In der Literatur war der 1899er-Dinero erstmals in einem Katalog aus dem Jahr 1978 aufgetaucht. Auch in zwei anderen, etwas jüngeren Verzeichnissen der Bibliothek der Numismatischen Gesellschaft von Peru fanden sich Hinweise auf diese Silbermünze – jeweils begleitet von dem Vermerk "Fälschung".

Freiheitsgöttin und Landswappen

Eine Falschmünze also – doch damit alleine wollten sich Luis Ortega und seine Kollegin Fabiola Bravo-Hualpa von der PUCP nicht zufrieden geben. Die Forschenden versuchten mehr über die Münze herauszufinden, gerieten dabei jedoch zunächst nur in Sackgassen: "Niemand war in der Lage, weitere Informationen darüber zu liefern", so Ortega. Daher wandten sich die beiden Chemiker dem Material der Münze zu. Verriet ihre Zusammensetzung vielleicht etwas über ihren rätselhaften Hintergrund?

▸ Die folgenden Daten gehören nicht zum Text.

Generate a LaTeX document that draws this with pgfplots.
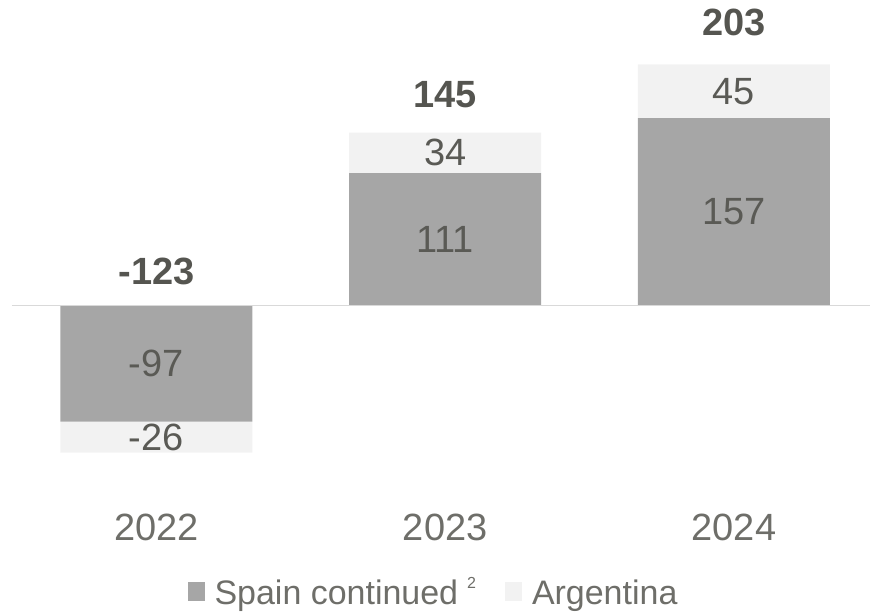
\documentclass[border=0pt]{standalone}
\usepackage{fontspec}
\setmainfont{Liberation Sans}
\usepackage{pgfplots}
\pgfplotsset{compat=1.18}
\definecolor{spain}{HTML}{A6A6A6}
\definecolor{arg}{HTML}{F2F2F2}
\definecolor{zeroc}{HTML}{D9D9D9}
\definecolor{lbl}{HTML}{5A5A55}
\definecolor{cat}{HTML}{6E6E69}
\definecolor{tot}{HTML}{555550}
\pgfplotsset{
  common/.style={
    at={(0,0)}, anchor=south west,
    width=871pt, height=616pt, scale only axis,
    xmin=-0.5415, xmax=2.472, ymin=-259.4, ymax=256,
    hide axis, clip=false,
  },
}
\begin{document}
\begin{tikzpicture}
\path (0,0) rectangle (871pt,616pt);
\begin{axis}[common, ybar stacked, bar width=192pt,
  legend style={at={(0.497,0.037)}, anchor=center, draw=none, fill=none,
    legend columns=2, inner sep=0pt, row sep=0pt, column sep=0pt,
    font=\fontsize{34}{36}\selectfont, text=cat,
    nodes={inner sep=0pt},
    /tikz/every odd column/.append style={column sep=10pt},
    /tikz/every even column/.append style={column sep=29pt}},
  legend cell align=left]
\addplot[fill=spain, draw=none,
  legend image code/.code={\fill[spain] (0pt,-8.8pt) rectangle (17pt,10.4pt);}]
  coordinates {(0,-97) (1,111) (2,157)};
\addplot[fill=arg, draw=none,
  legend image code/.code={\fill[arg] (0pt,-8.8pt) rectangle (17pt,10.4pt);}]
  coordinates {(0,-26) (1,34) (2,45)};
\legend{Spain continued\hspace{9pt}\smash{\fontsize{16}{16}\selectfont\raisebox{16pt}{2}},Argentina}
\end{axis}
\begin{axis}[common]
\addplot[draw=zeroc, line width=1.6pt] coordinates {(-0.5,0) (2.472,0)};
\addplot[draw=none, mark=none, nodes near coords, point meta=explicit symbolic,
  nodes near coords align={center},
  every node near coord/.append style={anchor=center, font=\fontsize{38}{40}\selectfont, text=lbl, inner sep=0pt}]
  coordinates {(0,-48.5)[-97] (1,55.5)[111] (2,78.5)[157] (0,-110)[-26] (1,128)[34] (2,179.5)[45]};
\addplot[draw=none, mark=none, nodes near coords, point meta=explicit symbolic,
  nodes near coords align={center},
  every node near coord/.append style={anchor=center, font=\fontsize{38}{40}\selectfont\bfseries, text=tot, inner sep=0pt}]
  coordinates {(0,28.7)[-123] (1,176.6)[145] (2,237)[203]};
\addplot[draw=none, mark=none, nodes near coords, point meta=explicit symbolic,
  nodes near coords align={center},
  every node near coord/.append style={anchor=center, font=\fontsize{38}{40}\selectfont, text=cat, inner sep=0pt}]
  coordinates {(0,-186)[2022] (1,-186)[2023] (2,-186)[2024]};
\end{axis}
\end{tikzpicture}
\end{document}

Bei oberflächlicher Betrachtung glich der 1899er-Dinero in praktisch allen Details anderen Dineros dieser Ära. Die silberfarbene Münze ist mit einem Durchmesser von 17,95 Millimeter etwa so groß wie ein modernes US-amerikanisches Zehn-Cent-Stück. Zum Vergleich: Eine europäische Zehn-Cent-Münze hat einen Durchmesser von 19,75 Millimeter. Auf einer Seite zeigt der 1899er-Dinero eine sitzende Frau, die die Freiheitsgöttin darstellt, die andere Seite ziert das peruanische Wappen.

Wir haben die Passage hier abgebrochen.